— MATERIAL SUPPLIED —
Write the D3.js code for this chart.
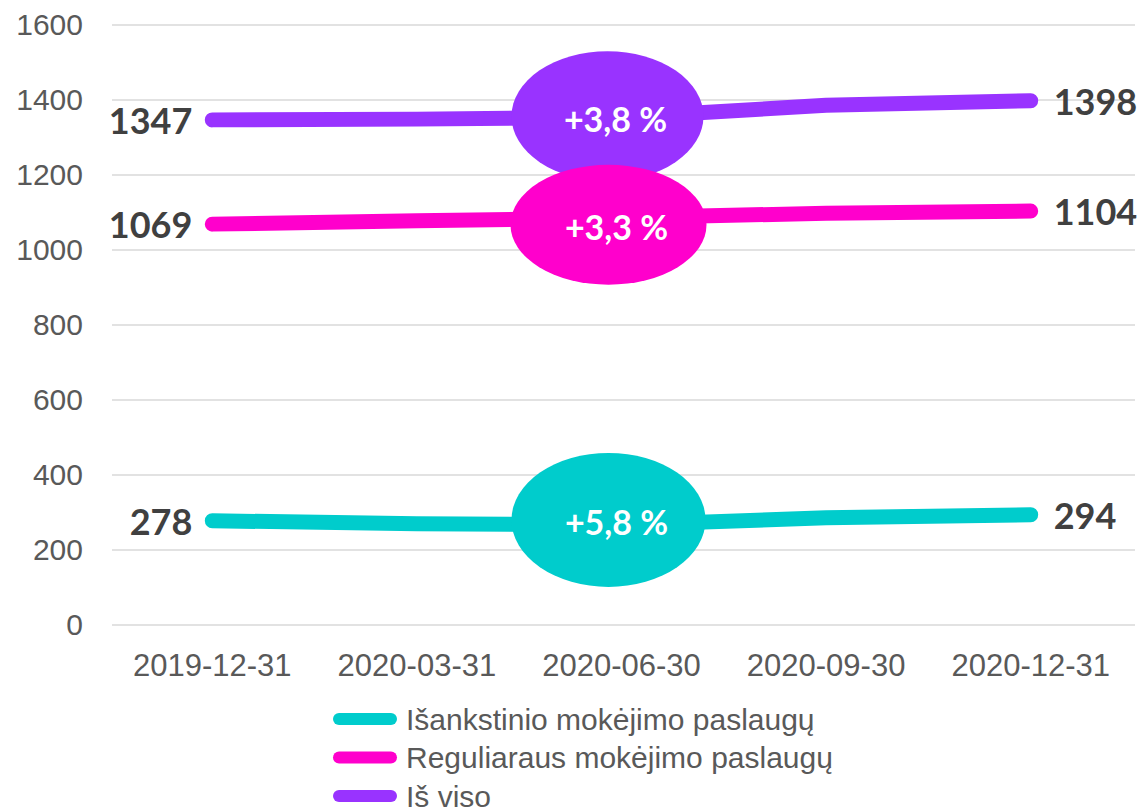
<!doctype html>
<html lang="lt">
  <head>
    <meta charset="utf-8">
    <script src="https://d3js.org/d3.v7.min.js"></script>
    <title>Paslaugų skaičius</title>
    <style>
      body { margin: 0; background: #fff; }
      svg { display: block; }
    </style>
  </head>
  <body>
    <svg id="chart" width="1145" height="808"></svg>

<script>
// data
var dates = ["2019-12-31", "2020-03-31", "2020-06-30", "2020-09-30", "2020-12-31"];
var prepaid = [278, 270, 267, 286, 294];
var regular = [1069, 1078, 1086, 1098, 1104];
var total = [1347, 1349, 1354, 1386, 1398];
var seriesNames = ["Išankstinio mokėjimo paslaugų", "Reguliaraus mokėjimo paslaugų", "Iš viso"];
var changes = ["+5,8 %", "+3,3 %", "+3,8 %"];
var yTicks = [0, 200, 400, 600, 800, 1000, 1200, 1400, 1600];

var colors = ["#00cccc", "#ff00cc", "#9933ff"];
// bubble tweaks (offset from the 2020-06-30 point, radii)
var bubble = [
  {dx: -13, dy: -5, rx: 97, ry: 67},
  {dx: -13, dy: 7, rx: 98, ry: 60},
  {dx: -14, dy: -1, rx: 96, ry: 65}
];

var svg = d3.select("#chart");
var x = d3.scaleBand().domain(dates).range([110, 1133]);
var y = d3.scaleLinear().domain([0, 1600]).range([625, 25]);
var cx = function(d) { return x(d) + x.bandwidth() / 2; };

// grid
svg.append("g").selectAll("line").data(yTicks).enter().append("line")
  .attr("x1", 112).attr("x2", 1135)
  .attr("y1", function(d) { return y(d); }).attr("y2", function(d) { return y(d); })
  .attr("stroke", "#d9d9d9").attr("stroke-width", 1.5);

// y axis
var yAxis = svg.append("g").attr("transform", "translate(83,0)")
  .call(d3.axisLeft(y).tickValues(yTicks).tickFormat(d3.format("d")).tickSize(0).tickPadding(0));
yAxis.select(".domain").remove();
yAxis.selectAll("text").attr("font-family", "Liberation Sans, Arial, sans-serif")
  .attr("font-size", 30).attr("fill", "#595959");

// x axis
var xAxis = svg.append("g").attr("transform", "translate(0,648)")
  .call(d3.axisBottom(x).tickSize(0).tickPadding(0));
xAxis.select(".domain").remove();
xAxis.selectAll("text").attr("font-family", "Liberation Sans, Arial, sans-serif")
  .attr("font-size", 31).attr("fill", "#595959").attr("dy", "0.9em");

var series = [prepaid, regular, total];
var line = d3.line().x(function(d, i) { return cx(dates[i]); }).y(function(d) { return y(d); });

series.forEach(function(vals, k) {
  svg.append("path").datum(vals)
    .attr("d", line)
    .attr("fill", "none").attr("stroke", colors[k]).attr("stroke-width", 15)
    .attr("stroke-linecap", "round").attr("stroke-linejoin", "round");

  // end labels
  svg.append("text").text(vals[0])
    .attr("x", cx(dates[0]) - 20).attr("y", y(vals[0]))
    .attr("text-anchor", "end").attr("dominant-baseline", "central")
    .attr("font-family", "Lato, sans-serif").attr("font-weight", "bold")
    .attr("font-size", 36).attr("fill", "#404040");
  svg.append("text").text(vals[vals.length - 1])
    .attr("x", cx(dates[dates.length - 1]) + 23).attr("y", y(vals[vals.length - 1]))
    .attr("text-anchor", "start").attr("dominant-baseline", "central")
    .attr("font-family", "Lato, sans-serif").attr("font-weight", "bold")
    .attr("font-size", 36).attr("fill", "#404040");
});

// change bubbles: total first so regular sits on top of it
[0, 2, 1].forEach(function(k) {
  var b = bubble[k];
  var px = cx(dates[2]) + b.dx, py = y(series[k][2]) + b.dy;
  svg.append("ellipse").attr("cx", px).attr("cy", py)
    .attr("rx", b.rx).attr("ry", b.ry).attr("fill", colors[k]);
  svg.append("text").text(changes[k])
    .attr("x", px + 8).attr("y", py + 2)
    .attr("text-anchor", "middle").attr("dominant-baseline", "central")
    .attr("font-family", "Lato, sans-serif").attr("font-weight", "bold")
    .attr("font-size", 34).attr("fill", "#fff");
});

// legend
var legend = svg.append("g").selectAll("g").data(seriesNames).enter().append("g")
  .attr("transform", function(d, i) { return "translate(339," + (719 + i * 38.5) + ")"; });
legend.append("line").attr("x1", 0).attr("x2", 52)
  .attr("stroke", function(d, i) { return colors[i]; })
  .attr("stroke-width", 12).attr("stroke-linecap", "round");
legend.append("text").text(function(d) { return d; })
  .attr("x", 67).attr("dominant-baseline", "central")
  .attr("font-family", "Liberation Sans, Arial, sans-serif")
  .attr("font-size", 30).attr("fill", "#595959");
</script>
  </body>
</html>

---

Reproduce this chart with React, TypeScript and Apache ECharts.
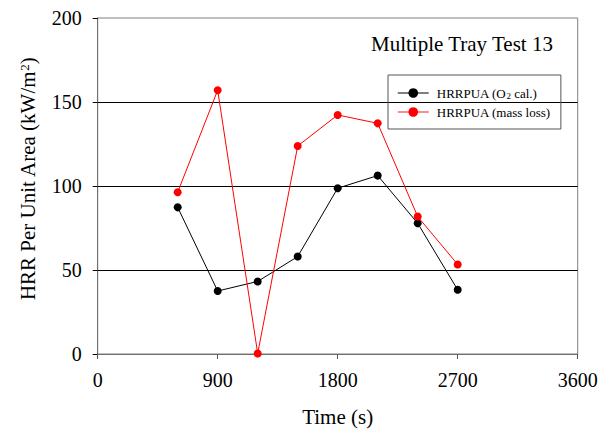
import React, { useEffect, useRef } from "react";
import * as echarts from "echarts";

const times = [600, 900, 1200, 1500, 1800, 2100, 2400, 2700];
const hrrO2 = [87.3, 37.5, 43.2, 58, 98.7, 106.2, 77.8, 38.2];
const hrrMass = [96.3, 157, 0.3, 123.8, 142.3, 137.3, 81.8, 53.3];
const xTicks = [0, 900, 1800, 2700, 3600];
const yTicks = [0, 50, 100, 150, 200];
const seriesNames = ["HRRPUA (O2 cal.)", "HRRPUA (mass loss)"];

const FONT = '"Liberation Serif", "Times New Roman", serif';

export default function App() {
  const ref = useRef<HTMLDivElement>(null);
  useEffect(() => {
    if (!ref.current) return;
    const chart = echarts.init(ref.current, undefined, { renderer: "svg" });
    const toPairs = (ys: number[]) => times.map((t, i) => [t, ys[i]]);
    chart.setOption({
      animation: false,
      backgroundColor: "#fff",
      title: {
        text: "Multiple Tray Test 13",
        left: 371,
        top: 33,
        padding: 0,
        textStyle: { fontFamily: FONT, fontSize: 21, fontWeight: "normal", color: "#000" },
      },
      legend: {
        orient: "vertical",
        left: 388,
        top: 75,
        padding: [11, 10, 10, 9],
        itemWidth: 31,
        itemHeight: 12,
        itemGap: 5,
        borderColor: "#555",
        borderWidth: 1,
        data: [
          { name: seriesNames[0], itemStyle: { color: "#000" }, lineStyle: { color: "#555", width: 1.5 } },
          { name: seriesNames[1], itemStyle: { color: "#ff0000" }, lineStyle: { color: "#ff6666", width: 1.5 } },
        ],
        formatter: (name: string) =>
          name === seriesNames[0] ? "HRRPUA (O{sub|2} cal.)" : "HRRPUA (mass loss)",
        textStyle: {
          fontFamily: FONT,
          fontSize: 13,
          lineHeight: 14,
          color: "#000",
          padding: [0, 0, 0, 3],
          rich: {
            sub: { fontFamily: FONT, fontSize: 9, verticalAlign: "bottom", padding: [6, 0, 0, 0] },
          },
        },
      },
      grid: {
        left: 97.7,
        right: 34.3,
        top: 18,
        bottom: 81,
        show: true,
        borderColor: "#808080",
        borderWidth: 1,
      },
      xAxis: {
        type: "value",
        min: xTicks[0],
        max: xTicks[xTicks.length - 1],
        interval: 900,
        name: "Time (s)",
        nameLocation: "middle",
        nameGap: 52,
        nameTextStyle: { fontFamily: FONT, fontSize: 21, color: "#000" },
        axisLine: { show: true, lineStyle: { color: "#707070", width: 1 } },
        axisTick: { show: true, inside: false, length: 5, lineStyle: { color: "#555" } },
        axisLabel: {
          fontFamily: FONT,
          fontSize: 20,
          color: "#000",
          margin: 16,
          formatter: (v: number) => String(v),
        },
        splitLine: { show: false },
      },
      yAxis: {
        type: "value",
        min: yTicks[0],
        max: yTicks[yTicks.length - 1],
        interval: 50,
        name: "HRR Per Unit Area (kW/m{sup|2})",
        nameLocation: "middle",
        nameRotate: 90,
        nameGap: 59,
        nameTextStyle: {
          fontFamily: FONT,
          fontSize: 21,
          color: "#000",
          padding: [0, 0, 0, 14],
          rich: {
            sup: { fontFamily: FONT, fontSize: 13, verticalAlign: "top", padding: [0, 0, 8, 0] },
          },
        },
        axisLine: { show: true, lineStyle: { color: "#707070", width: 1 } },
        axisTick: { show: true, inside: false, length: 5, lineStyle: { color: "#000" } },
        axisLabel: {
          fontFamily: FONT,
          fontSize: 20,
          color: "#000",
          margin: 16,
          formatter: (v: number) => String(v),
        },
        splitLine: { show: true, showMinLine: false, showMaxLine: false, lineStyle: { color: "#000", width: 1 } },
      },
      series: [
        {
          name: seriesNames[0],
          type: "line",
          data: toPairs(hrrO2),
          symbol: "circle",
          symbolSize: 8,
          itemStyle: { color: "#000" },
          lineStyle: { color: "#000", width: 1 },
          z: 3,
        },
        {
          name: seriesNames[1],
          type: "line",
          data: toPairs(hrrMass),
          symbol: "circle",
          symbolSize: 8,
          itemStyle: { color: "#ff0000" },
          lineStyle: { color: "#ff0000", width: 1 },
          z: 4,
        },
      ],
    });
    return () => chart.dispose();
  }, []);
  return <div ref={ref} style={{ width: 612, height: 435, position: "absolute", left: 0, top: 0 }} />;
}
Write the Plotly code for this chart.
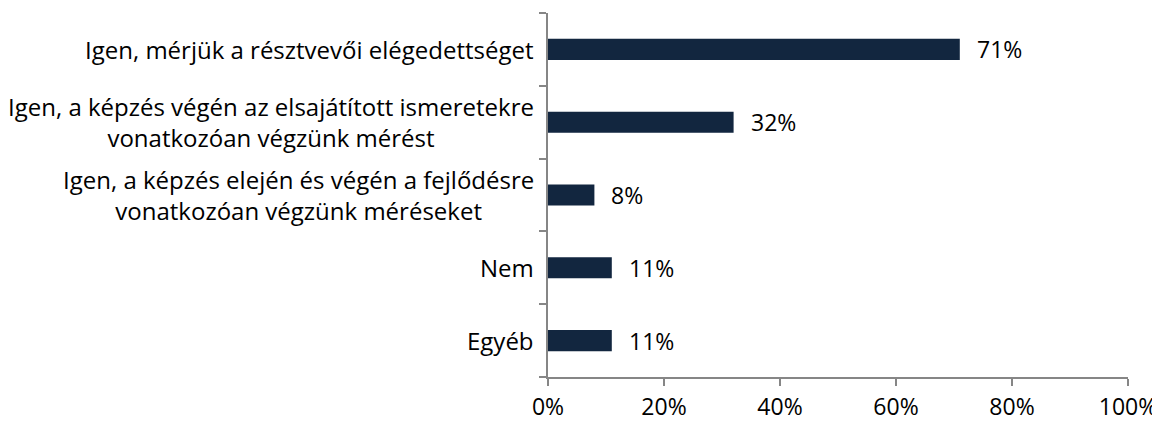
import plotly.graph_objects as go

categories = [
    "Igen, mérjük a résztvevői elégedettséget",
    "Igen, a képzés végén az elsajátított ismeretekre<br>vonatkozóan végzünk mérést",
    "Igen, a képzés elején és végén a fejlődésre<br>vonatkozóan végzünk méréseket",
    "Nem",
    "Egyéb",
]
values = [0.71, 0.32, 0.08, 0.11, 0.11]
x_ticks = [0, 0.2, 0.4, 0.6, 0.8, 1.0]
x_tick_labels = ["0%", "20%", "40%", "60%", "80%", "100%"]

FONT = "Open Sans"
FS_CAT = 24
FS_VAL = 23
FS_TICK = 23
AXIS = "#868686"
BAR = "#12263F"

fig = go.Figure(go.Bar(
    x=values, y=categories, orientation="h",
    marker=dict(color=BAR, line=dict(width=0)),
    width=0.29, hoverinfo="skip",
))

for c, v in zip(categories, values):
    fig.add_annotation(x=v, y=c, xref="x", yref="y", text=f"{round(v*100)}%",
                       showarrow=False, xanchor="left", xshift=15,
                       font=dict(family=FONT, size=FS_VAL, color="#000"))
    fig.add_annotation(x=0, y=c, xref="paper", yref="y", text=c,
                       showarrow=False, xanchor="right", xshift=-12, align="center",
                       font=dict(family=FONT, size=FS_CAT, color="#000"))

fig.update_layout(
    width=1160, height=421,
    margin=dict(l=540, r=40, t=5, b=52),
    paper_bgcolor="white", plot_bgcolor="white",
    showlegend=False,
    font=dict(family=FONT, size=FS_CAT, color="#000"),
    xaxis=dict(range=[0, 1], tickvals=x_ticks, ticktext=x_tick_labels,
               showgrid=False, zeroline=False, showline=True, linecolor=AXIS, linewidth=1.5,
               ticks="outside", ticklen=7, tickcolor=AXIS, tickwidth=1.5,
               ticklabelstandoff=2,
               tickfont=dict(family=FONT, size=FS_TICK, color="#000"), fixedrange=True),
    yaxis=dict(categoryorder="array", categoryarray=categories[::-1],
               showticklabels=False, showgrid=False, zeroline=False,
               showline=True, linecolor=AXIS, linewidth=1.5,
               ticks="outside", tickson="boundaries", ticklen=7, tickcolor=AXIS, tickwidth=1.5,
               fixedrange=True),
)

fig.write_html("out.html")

---

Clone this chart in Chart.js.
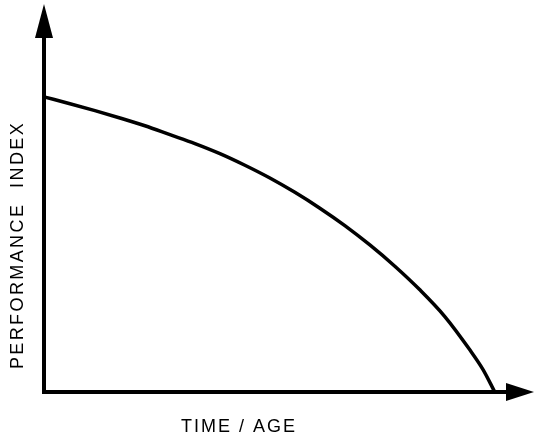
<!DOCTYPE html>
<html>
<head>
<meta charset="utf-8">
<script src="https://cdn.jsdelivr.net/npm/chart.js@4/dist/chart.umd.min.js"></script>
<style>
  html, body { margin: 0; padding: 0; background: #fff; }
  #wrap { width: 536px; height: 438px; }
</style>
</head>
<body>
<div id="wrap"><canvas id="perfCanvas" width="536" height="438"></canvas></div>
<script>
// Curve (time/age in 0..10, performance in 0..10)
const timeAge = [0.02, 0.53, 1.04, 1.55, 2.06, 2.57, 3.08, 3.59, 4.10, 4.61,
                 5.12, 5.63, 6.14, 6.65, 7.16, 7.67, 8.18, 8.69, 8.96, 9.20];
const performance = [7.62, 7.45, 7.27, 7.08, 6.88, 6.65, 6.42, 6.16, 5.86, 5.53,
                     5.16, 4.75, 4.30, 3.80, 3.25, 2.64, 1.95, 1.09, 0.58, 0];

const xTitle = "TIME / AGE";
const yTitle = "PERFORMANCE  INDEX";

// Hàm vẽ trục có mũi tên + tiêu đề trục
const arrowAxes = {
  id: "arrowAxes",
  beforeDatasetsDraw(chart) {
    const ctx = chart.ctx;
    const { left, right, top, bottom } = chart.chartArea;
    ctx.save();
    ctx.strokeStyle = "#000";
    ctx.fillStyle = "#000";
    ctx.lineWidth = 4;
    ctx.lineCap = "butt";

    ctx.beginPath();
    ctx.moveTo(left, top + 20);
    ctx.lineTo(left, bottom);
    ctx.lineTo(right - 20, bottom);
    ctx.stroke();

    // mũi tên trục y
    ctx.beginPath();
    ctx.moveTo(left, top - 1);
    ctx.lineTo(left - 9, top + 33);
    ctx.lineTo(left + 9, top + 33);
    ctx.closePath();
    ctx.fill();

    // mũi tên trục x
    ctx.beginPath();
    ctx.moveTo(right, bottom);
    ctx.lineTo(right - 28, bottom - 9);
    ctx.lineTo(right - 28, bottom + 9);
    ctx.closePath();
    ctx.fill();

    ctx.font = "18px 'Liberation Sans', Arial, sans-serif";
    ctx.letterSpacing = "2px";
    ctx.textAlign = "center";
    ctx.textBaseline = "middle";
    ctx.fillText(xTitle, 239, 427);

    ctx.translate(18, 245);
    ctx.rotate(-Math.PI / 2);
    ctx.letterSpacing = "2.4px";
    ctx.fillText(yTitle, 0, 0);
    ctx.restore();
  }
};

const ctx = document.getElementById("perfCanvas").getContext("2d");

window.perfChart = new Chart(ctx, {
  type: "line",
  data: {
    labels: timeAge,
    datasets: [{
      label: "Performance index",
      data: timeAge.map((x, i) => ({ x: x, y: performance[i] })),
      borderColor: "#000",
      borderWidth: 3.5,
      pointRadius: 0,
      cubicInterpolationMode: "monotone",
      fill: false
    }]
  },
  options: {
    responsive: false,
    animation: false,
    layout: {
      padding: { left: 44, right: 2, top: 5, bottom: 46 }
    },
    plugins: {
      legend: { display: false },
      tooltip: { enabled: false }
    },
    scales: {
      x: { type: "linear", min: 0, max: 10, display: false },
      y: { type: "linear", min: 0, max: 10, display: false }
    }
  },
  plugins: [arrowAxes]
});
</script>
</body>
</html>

— TASK DIRECTIONS —
Omit the pictures. Extract exactly the lines that begin with the one holding "Write the Plotly code for this chart." and end with the one holding "import plotly.graph_objects as go", inclusive.

— FINISHED EXERCISE —
Write the Plotly code for this chart.
import plotly.graph_objects as go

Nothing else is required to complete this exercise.